Tuesday, March 30, 2010
The course, Selected Advanced Topics in Federal Income Taxation, went very well. Although we designed our Tax Stories book to be used either as supplemental reading for the basic tax course or as the text for a tax seminar, I never before had the opportunity to teach a tax seminar. We made good use of the extra time in the seminar format to explore the chapters in depth and to listen to several of the Supreme Court oral arguments from the Tax Stories website. The compressed nature of the course forced us to read several chapters together, and the pairings -- particularly Glenshaw Glass and Murphy; Kirby Lumber and Crane; Davis and Earl; Welch and INDOPCO; and Schlude and Knetsch -- allowed us to draw some connections that frankly I had not noticed before. Re-reading the book from cover to cover made me appreciate anew the great job that the chapters authors did in making the cases come alive and in explaining to students the importance of the cases in the development of the tax law. I am convinced more than ever that the book delivers on the claim I made in the Introduction, Tax Archaeology:
In tax law, as in other subject areas, there are certain landmark cases that set the law on a path that continues to shape much of the current developments in the field. In these seminal cases, the tax law was faced with a fundamental choice, the resolution of which would influence the tax law for generations to come. In Tax Stories, we look at eleven pivotal cases in the development of the federal income tax. These stories provide fresh insights into both particular doctrinal areas of tax law as well as issues of wider application across the tax law.

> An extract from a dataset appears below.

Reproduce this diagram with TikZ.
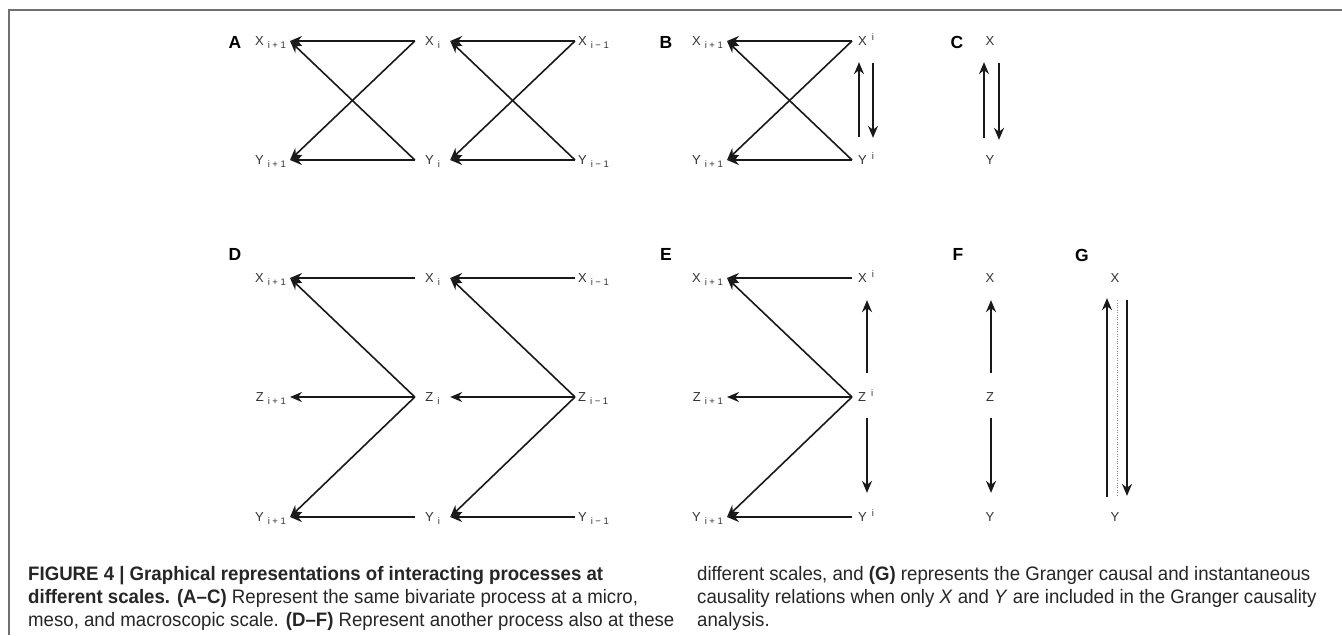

From my law school rankings work (What Law Schools Can Learn from Billy Beane and the Oakland Athletics, 82 Texas L. Rev. 1483 (2004); Ranking Law Schools: Using SSRN to Measure Scholarly Performance, 81 Ind. L.J. 83 (2006)), I knew that Pepperdine during the remarkable deanship of Ken Starr has made the biggest jump in the U.S. News rankings of any law school, moving from Tier 3 (2004) to the cusp of the Top 50 (55 in 2010 -- 7th among the 20 California law schools, after Stanford (3), UC-Berkeley (6), UCLA (15), USC (18), UC-Davis (35), and UC-Hastings (39)). Seeing the school up close for a week convinces me that Top Law Schools is right in predicting that, "[w]ith its strong academic programs, knowledgeable faculty, and beautiful campus, Pepperdine Law School seems a likely candidate for a continued rankings boost."
The Pepperdine faculty is particularly strong, with world class scholars and committed teachers. There is a vibrant intellectual life at the school, which I witnessed first hand at the Fifth Annual Louis D. Brandeis Lecture at the Institute on Law, Religion, and Ethics by Sanford Levinson (Texas). But I was most struck by the palpable sense of community that permeates the school, a hallmark of its distinctive mission to integrate the Christian faith in all aspects of life at the school. I saw this play out in countless ways among faculty, students, and staff throughout the week. One vignette: my last class was a 4 1/2 hour marathon beginning at 8:30 on Saturday morning. Because I felt sorry for the students having to get up so early on a Saturday to listen to me for so long, and to thank them for their hard work all week, I planned to bring some breakfast food and coffee to kick things off. But as often happens with me, my best intentions came a cropper as, despite getting up at 4:00 a.m. to prepare for class, I ran late and did not have time to pick up the breakfast on the way to school. But one of the students came armed with a delicious array of organic pastries and muffins from a Malibu bakery. I felt ashamed, and at the break asked the student to let me pay her for what must have been over $100 worth of stuff. She refused even after I repeated my offer several times, saying "This is Pepperdine -- we take care of each other."
The beauty of the Pepperdine campus and Malibu is simply breathtaking. For example, here is the view from the law school:
And here is the view from my bedroom:
But in the end, my sweetest memory of this special week is simply the gift of time with my son (a college freshman) and daughter (a high school senior). I cherished our leisurely dinners of fine food, laughter, and conversation, during which I reveled in the marvel of the wonderful young adults my kids are growing into. As the hokey Bob Carlisle song puts in, "With all that I've done wrong I must have done something right." I want to thank Dean Starr and the Pepperdine faculty for this wonderful opportunity.